Quando si lancia un prodotto sul mercato, un buon imprenditore osserva sempre quello che offre la concorrenza e poi cerca di realizzarne uno migliore. Ma quando Marco Tegas, 23 anni e una laurea in informatica alle spalle, è volato a Las Vegas a presentare il suo progetto, ha dovuto fare i conti con un concorrente inaspettato: Madre Natura. In questo caso il prodotto si chiama Namastree, dalla fusione delle parole Namastè (“mi inchino a te” in lingua indù) e Tree (“albero” in inglese) ed è un albero, alto sette metri e largo tre, in alluminio e vetroresina che prova a insidiare il primato della sua controparte naturale. A differenza di essa, l’albero 2.0 è dotato di pannelli solari che gli permettono di caricare delle batterie nascoste al suo interno; riesce inoltre a purificare l’aria e a fornire acqua potabile sfruttando la condensa che si crea tra i suoi “rami”.
Con l’energia che riesce a immagazzinare dal sole, Namstree è anche in grado di ricaricare bici, auto elettriche e smartphone, fornire un segnale Wi-Fi e persino effettuare chiamate d’emergenza con soccorso immediato. «Namastree è pensato soprattutto per quelle popolazione del mondo che non hanno accesso a una fonte di acqua e di energia – spiega Marco – ma abbiamo immaginato anche una versione dedicata alle smart cities, personalizzata per diventare un infopoint e limitare gli effetti dell’inquinamento». L’idea è nata dal padre, Salvatore Tegas, imprenditore sardo titolare di un’azienda che opera nel settore delle istallazioni elettriche. «La lampadina si è accesa mentre sorvolava Singapore, osservando il Supertree Grove, la foresta di alberi artificiali caratteristica della megalopoli asiatica. Poi nel 2016 abbiamo ottenuto il brevetto di invenzione», continua Marco.
LA CAMPAGNA DI CROWDFUNDING
Da allora è partita una campagna di raccolta fondi innovativa che terminerà il 5 febbraio. «Abbiamo deciso di raccogliere finanziamenti tramite una moneta virtuale che abbiamo lanciato appositamente». Si chiama Namacoin ed è basata sulla blockchain, la stessa tecnologia dei Bitcoin, per intenderci.
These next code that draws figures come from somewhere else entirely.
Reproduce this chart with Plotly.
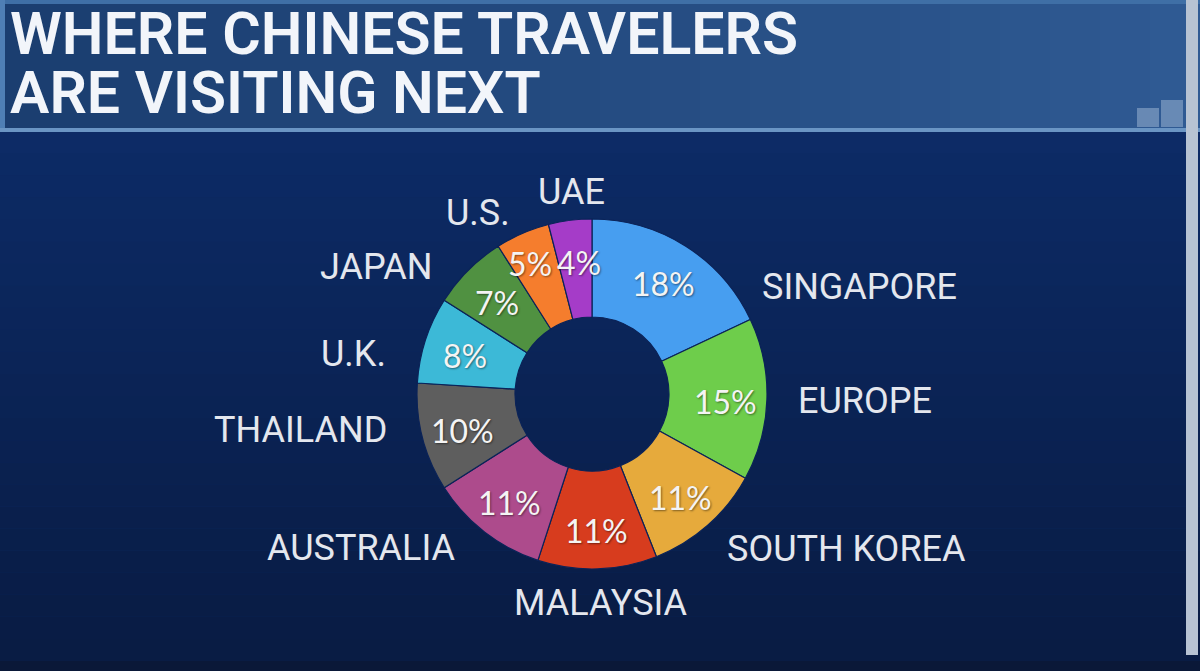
import math
import plotly.graph_objects as go

# destinations, clockwise from 12 o'clock
countries = ["SINGAPORE", "EUROPE", "SOUTH KOREA", "MALAYSIA", "AUSTRALIA",
             "THAILAND", "U.K.", "JAPAN", "U.S.", "UAE"]
shares = [18, 15, 11, 11, 11, 10, 8, 7, 5, 4]

title_lines = ["WHERE CHINESE TRAVELERS", "ARE VISITING NEXT"]

slice_colors = ["#479ef0", "#6ecd4b", "#e6aa3c", "#d73c1e", "#ad4b8c",
                "#5e5e5e", "#3cb9d7", "#509141", "#f57d2d", "#a53cc8"]

W, H = 1200, 671


def px(x, y):
    # page pixels (from top-left) -> paper coords
    return x / W, 1 - y / H


# where the names sit on the page, in pixels
label_pos = {
    "SINGAPORE": (859, 287),
    "EUROPE": (865, 401),
    "SOUTH KOREA": (846, 549),
    "MALAYSIA": (601, 603),
    "AUSTRALIA": (361, 548),
    "THAILAND": (300, 430),
    "U.K.": (353, 354),
    "JAPAN": (376, 267),
    "U.S.": (478, 213),
    "UAE": (571, 192),
}
# the two thin slices have their percents pushed apart a little
pct_nudge = {"U.S.": (-9, -11), "UAE": (4, -2)}

cx, cy, r = 592, 394, 175
r_text = 134  # radius of the percent labels

fig = go.Figure(go.Pie(
    labels=countries,
    values=shares,
    sort=False,
    direction="clockwise",
    rotation=0,
    hole=0.44,
    marker=dict(colors=slice_colors, line=dict(color="#0b2358", width=1.2)),
    textinfo="none",
    domain=dict(x=[(cx - r) / W, (cx + r) / W],
                y=[1 - (cy + r) / H, 1 - (cy - r) / H]),
    showlegend=False,
    hoverinfo="label+percent",
))

# background: title band and dark panel, built from thin strips
shapes = []
n = 24
for i in range(n):
    t = i / (n - 1)
    x0, x1 = i * W / n, (i + 1) * W / n
    rr, gg, bb = int(27 + 20 * t), int(62 + 28 * t), int(112 + 35 * t)
    shapes.append(dict(type="rect", xref="paper", yref="paper",
                       x0=x0 / W, x1=x1 / W, y0=1 - 130 / H, y1=1,
                       fillcolor=f"rgb({rr},{gg},{bb})", line_width=0, layer="below"))
for i in range(n):
    t = i / (n - 1)
    y0, y1 = 131 + i * (530 / n), 131 + (i + 1) * (530 / n)
    rr, gg, bb = int(13 - 4 * t), int(43 - 15 * t), int(102 - 34 * t)
    shapes.append(dict(type="rect", xref="paper", yref="paper",
                       x0=0, x1=1, y0=1 - y1 / H, y1=1 - y0 / H,
                       fillcolor=f"rgb({rr},{gg},{bb})", line_width=0, layer="below"))

# thin light rule under the title band
shapes.append(dict(type="rect", xref="paper", yref="paper",
                   x0=0, x1=1, y0=1 - 132 / H, y1=1 - 128 / H,
                   fillcolor="#6a95c4", line_width=0, layer="below"))
# top edge highlight
shapes.append(dict(type="rect", xref="paper", yref="paper",
                   x0=0, x1=1, y0=1 - 4 / H, y1=1,
                   fillcolor="#3f6fa6", line_width=0, layer="below"))
# lighter strip on the left of the title band
shapes.append(dict(type="rect", xref="paper", yref="paper",
                   x0=0, x1=5 / W, y0=1 - 128 / H, y1=1,
                   fillcolor="#4f7fb5", line_width=0, layer="below"))
# light strip at the right edge
shapes.append(dict(type="rect", xref="paper", yref="paper",
                   x0=1186 / W, x1=1198 / W, y0=1 - 655 / H, y1=1,
                   fillcolor="#b7c3d3", line_width=0, layer="below"))
# bottom strip
shapes.append(dict(type="rect", xref="paper", yref="paper",
                   x0=0, x1=1, y0=0, y1=1 - 661 / H,
                   fillcolor="#0a1838", line_width=0, layer="below"))
# little squares at the title band corner
for (x0, y0, x1, y1) in [(1137, 108, 1159, 127), (1161, 100, 1183, 127)]:
    shapes.append(dict(type="rect", xref="paper", yref="paper",
                       x0=x0 / W, x1=x1 / W, y0=1 - y1 / H, y1=1 - y0 / H,
                       fillcolor="rgba(175,198,225,0.45)", line_width=0, layer="below"))

annotations = []
for i, line in enumerate(title_lines):
    ax, ay = px(8, 33 + i * 59)
    annotations.append(dict(
        text=line, x=ax, y=ay, xref="paper", yref="paper",
        xanchor="left", yanchor="middle", showarrow=False, height=56,
        font=dict(family="Roboto", size=59, color="#f2f5fa", weight=600),
    ))

for name in countries:
    lx, ly = px(*label_pos[name])
    annotations.append(dict(
        text=name, x=lx, y=ly, xref="paper", yref="paper",
        xanchor="center", yanchor="middle", showarrow=False,
        font=dict(family="Roboto", size=36, color="#e4e7ee"),
    ))

# percent labels at the middle angle of each slice
total = sum(shares)
start = 0
for name, v in zip(countries, shares):
    mid = (start + v / 2) / total * 2 * math.pi
    start += v
    dx, dy = pct_nudge.get(name, (0, 0))
    tx = cx + r_text * math.sin(mid) + dx
    ty = cy + 3 - r_text * math.cos(mid) + dy
    lx, ly = px(tx, ty)
    annotations.append(dict(
        text=f"{v}%", x=lx, y=ly, xref="paper", yref="paper",
        xanchor="center", yanchor="middle", showarrow=False,
        font=dict(family="Lato", size=32, color="#f4f4f4",
                  shadow="1px 1px 2px rgba(0,0,0,0.45)"),
    ))

fig.update_layout(
    width=W, height=H,
    margin=dict(l=0, r=0, t=0, b=0),
    paper_bgcolor="#0d2a62",
    plot_bgcolor="#0d2a62",
    shapes=shapes,
    annotations=annotations,
)

fig.write_html("out.html", config={"displayModeBar": False},
               post_script="document.body.style.margin='0';")
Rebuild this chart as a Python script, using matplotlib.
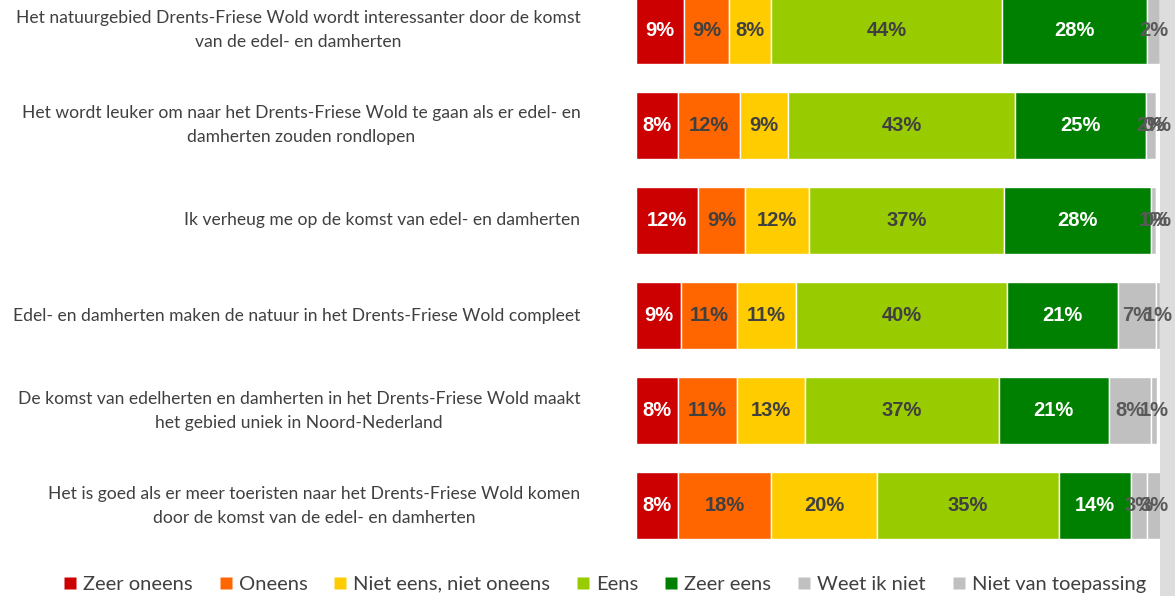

Chi la compra può decidere di tenerla per sé e aspettare che il suo valore aumenti, oppure destinare parte del finanziamento ad associazioni che fanno beneficenza nei paesi in via di sviluppo.
I finanziatori di Namastree avranno anche la possibilità di accedere ai dati ambientali come la qualità dell’aria o la frequenza delle piogge che l’albero immagazzina in un database interno. «Presentare al Consumer Electronics Show di Las Vegas la nostra startup è stata un’esperienza magnifica. Abbiamo stretto contatti con possibili investitori ma anche con le altre realtà innovative della Sardegna», dice Marco che ha unito la passione per l’informatica con l’interesse per la gestione aziendale trasmessagli dal padre. «Alla fine della campagna di crowdfunding speriamo di poter vendere il nostro albero a un governo di un paese interessato o a un’azienda internazionale».
Il progetto ha finora raccolto più della metà dei finanziamenti necessari alla sua realizzazione ma è ancora presto per dire se l’albero 2.0 manderà in pensione il suo rivale naturale. Intanto può dirgli solo: «Namastè, mi inchino a te».